--- START ---
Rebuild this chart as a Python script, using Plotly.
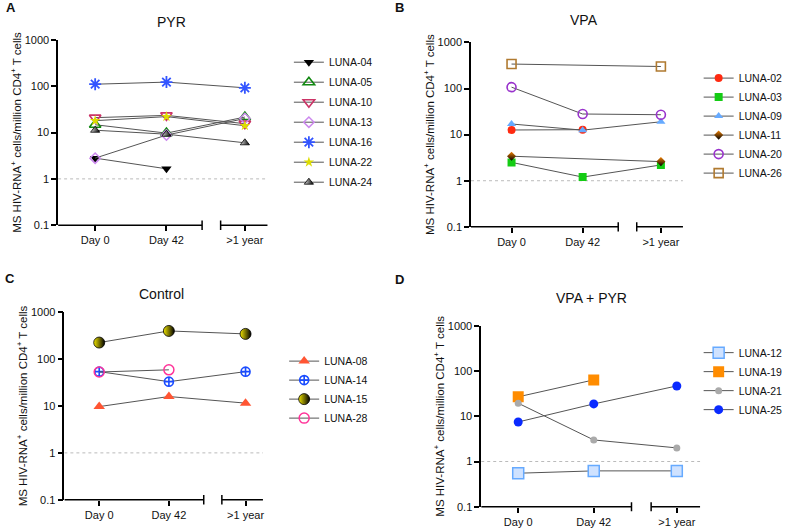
import plotly.graph_objects as go

# time points (x categories)
days = ["Day 0", "Day 42", ">1 year"]

# MS HIV-RNA+ cells / million CD4+ T cells, [Day 0, Day 42, >1 year]
# PYR
luna_04 = [2.8, 1.65, None]
luna_05 = [14.7, 9.7, 21.5]
luna_10 = [20.9, 23.4, 15.5]
luna_13 = [2.8, 8.8, 20]
luna_16 = [110, 122, 92]
luna_22 = [18, 22, 14]
luna_24 = [11.2, 9.2, 6.0]
# VPA
luna_02 = [12.6, 12.8, None]
luna_03 = [2.5, 1.2, 2.2]
luna_09 = [17, 12.5, 19]
luna_11 = [3.4, None, 2.6]
luna_20 = [107, 28, 27]
luna_26 = [339, None, 300]
# Control
luna_08 = [9.7, 15.9, 11.5]
luna_14 = [54, 33, 54]
luna_15 = [225, 398, 344]
luna_28 = [53, 59, None]
# VPA + PYR
luna_12 = [0.55, 0.62, 0.62]
luna_19 = [27, 64, None]
luna_21 = [19.5, 3.0, 2.0]
luna_25 = [7.5, 18.8, 47]

y_ticks = [0.1, 1, 10, 100, 1000]
y_labels = ["0.1", "1", "10", "100", "1000"]

pyr = [("LUNA-04", luna_04), ("LUNA-05", luna_05), ("LUNA-10", luna_10), ("LUNA-13", luna_13),
       ("LUNA-16", luna_16), ("LUNA-22", luna_22), ("LUNA-24", luna_24)]
vpa = [("LUNA-02", luna_02), ("LUNA-03", luna_03), ("LUNA-09", luna_09), ("LUNA-11", luna_11),
       ("LUNA-20", luna_20), ("LUNA-26", luna_26)]
control = [("LUNA-08", luna_08), ("LUNA-14", luna_14), ("LUNA-15", luna_15), ("LUNA-28", luna_28)]
combo = [("LUNA-12", luna_12), ("LUNA-19", luna_19), ("LUNA-21", luna_21), ("LUNA-25", luna_25)]

# marker styles
styles = {
    "LUNA-04": dict(symbol="triangle-down", size=9, color="black"),
    "LUNA-05": dict(symbol="triangle-up-open", size=10, color="#118811", line=dict(width=1.6, color="#118811")),
    "LUNA-10": dict(symbol="triangle-down-open", size=10, color="#cc3366", line=dict(width=1.6, color="#cc3366")),
    "LUNA-13": dict(symbol="diamond-open", size=8, color="#cc88ee", line=dict(width=1.5, color="#cc88ee")),
    "LUNA-16": dict(symbol="asterisk-open", size=10, color="#3355ff", line=dict(width=1.8, color="#3355ff")),
    "LUNA-22": dict(symbol="star", size=8, color="#dddd00", line=dict(width=0)),
    "LUNA-24": dict(symbol="triangle-up", size=8, color="#dddddd",
                    gradient=dict(type="horizontal", color="black"), line=dict(width=0.8, color="black")),
    "LUNA-02": dict(symbol="circle", size=8, color="#ff2a10"),
    "LUNA-03": dict(symbol="square", size=8, color="#14cc14"),
    "LUNA-09": dict(symbol="triangle-up", size=8, color="#66aaff"),
    "LUNA-11": dict(symbol="diamond", size=7, color="#f08000",
                    gradient=dict(type="vertical", color="black")),
    "LUNA-20": dict(symbol="circle-open", size=9, color="#9933cc", line=dict(width=1.6, color="#9933cc")),
    "LUNA-26": dict(symbol="square-open", size=9, color="#b07a30", line=dict(width=1.6, color="#b07a30")),
    "LUNA-08": dict(symbol="triangle-up", size=10, color="#ff5533"),
    "LUNA-14": dict(symbol="circle-cross-open", size=9, color="#1a4cff", line=dict(width=1.6, color="#1a4cff")),
    "LUNA-15": dict(symbol="circle", size=11, color="#f2e600",
                    gradient=dict(type="horizontal", color="black"), line=dict(width=0.8, color="black")),
    "LUNA-28": dict(symbol="circle-open", size=10, color="#ff3399", line=dict(width=1.5, color="#ff3399")),
    "LUNA-12": dict(symbol="square", size=11, color="#cfe2ff", line=dict(width=1.5, color="#66aaff")),
    "LUNA-19": dict(symbol="square", size=11, color="#ff8c00"),
    "LUNA-21": dict(symbol="circle", size=7, color="#aaaaaa"),
    "LUNA-25": dict(symbol="circle", size=9, color="#0a2aff"),
}

x_pos = [0, 1, 2.1]      # where the three time points sit on the axis
brk = (1.5, 1.76)         # axis break

# (letter, title, series, x domain, y domain, x range, legend x, legend y, legend gap, title x, title y)
panels = [
    ("A", "PYR", pyr, [0.074, 0.341], [0.575, 0.925], [-0.52, 2.42], 0.368, 0.910, 1, 0.219, 0.958),
    ("B", "VPA", vpa, [0.600, 0.870], [0.572, 0.920], [-0.57, 2.41], 0.890, 0.880, 0, 0.744, 0.962),
    ("C", "Control", control, [0.082, 0.335], [0.057, 0.411], [-0.50, 2.35], 0.362, 0.346, 0, 0.206, 0.445),
    ("D", "VPA + PYR", combo, [0.613, 0.892], [0.044, 0.385], [-0.49, 2.41], 0.890, 0.362, 0, 0.753, 0.438),
]

letter_pos = [(0.005, 0.985), (0.500, 0.985), (0.004, 0.475), (0.500, 0.472)]

fig = go.Figure()
layout = dict(
    template="none",
    width=785, height=530,
    margin=dict(l=0, r=0, t=0, b=0, autoexpand=False),
    paper_bgcolor="white", plot_bgcolor="white",
    font=dict(family="Liberation Sans, Arial, sans-serif", size=11, color="#111111"),
    showlegend=True,
    annotations=[], shapes=[],
)

for i, (letter, title, series, xd, yd, xr, lx, ly, gap, tx, ty) in enumerate(panels):
    ax = "" if i == 0 else str(i + 1)
    xa, ya, lg = "x" + ax, "y" + ax, "legend" + ax

    # dotted reference line at 1
    fig.add_trace(go.Scatter(x=[xr[0], xr[1]], y=[1, 1], mode="lines", xaxis=xa, yaxis=ya,
                             line=dict(color="#bbbbbb", width=1, dash="dot"),
                             showlegend=False, hoverinfo="skip"))
    for name, vals in series:
        fig.add_trace(go.Scatter(x=x_pos, y=vals, name=name, mode="lines+markers",
                                 connectgaps=True, xaxis=xa, yaxis=ya, legend=lg, legendgroup=name,
                                 line=dict(color="#555555", width=1),
                                 marker=styles[name]))

    layout["xaxis" + ax] = dict(domain=xd, range=xr, anchor=ya, tickvals=x_pos, ticktext=days,
                                showline=False, showgrid=False, zeroline=False, automargin=False,
                                ticks="outside", ticklen=5, tickwidth=1.5, tickcolor="black",
                                tickfont=dict(size=11))
    layout["yaxis" + ax] = dict(domain=yd, type="log", range=[-1, 3], anchor=xa,
                                tickvals=y_ticks, ticktext=y_labels, automargin=False,
                                showline=True, linewidth=1.5, linecolor="black",
                                showgrid=False, zeroline=False,
                                ticks="outside", ticklen=5, tickwidth=1.5, tickcolor="black",
                                tickfont=dict(size=11),
                                title=dict(text="MS HIV-RNA<sup>+</sup> cells/million CD4<sup>+</sup> T cells",
                                           font=dict(size=11.5), standoff=1))
    layout[lg] = dict(x=lx, y=ly, xanchor="left", yanchor="top", bgcolor="rgba(0,0,0,0)",
                      font=dict(size=10.5), itemwidth=30, tracegroupgap=gap)

    # broken x axis line
    dref = ya + " domain"
    for a, b in [(xr[0], brk[0]), (brk[1], xr[1])]:
        layout["shapes"].append(dict(type="line", xref=xa, yref=dref, x0=a, x1=b, y0=0, y1=0,
                                     line=dict(color="black", width=1.5)))
    for c in brk:
        layout["shapes"].append(dict(type="line", xref=xa, yref=dref, x0=c, x1=c, y0=-0.025, y1=0.025,
                                     line=dict(color="black", width=1.5)))

    layout["annotations"].append(dict(text=title, x=tx, y=ty, xref="paper", yref="paper",
                                      xanchor="center", yanchor="middle",
                                      showarrow=False, font=dict(size=14)))
    px_, py_ = letter_pos[i]
    layout["annotations"].append(dict(text="<b>" + letter + "</b>", x=px_, y=py_, xref="paper", yref="paper",
                                      xanchor="left", yanchor="middle", showarrow=False, font=dict(size=13)))

fig.update_layout(**layout)
# drop the browser's default body margin so the figure sits at the page origin
fig.write_html("out.html", config={"displayModeBar": False},
               post_script="document.body.style.margin='0';")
--- END ---
** Task requirements **
Return nothing but the lines running from the start of the data to the line with "luna_25 = [7.5, 18.8, 47]", please, both ends included and no pictures.

** Finished task **
Rebuild this chart as a Python script, using Plotly.
import plotly.graph_objects as go

# time points (x categories)
days = ["Day 0", "Day 42", ">1 year"]

# MS HIV-RNA+ cells / million CD4+ T cells, [Day 0, Day 42, >1 year]
# PYR
luna_04 = [2.8, 1.65, None]
luna_05 = [14.7, 9.7, 21.5]
luna_10 = [20.9, 23.4, 15.5]
luna_13 = [2.8, 8.8, 20]
luna_16 = [110, 122, 92]
luna_22 = [18, 22, 14]
luna_24 = [11.2, 9.2, 6.0]
# VPA
luna_02 = [12.6, 12.8, None]
luna_03 = [2.5, 1.2, 2.2]
luna_09 = [17, 12.5, 19]
luna_11 = [3.4, None, 2.6]
luna_20 = [107, 28, 27]
luna_26 = [339, None, 300]
# Control
luna_08 = [9.7, 15.9, 11.5]
luna_14 = [54, 33, 54]
luna_15 = [225, 398, 344]
luna_28 = [53, 59, None]
# VPA + PYR
luna_12 = [0.55, 0.62, 0.62]
luna_19 = [27, 64, None]
luna_21 = [19.5, 3.0, 2.0]
luna_25 = [7.5, 18.8, 47]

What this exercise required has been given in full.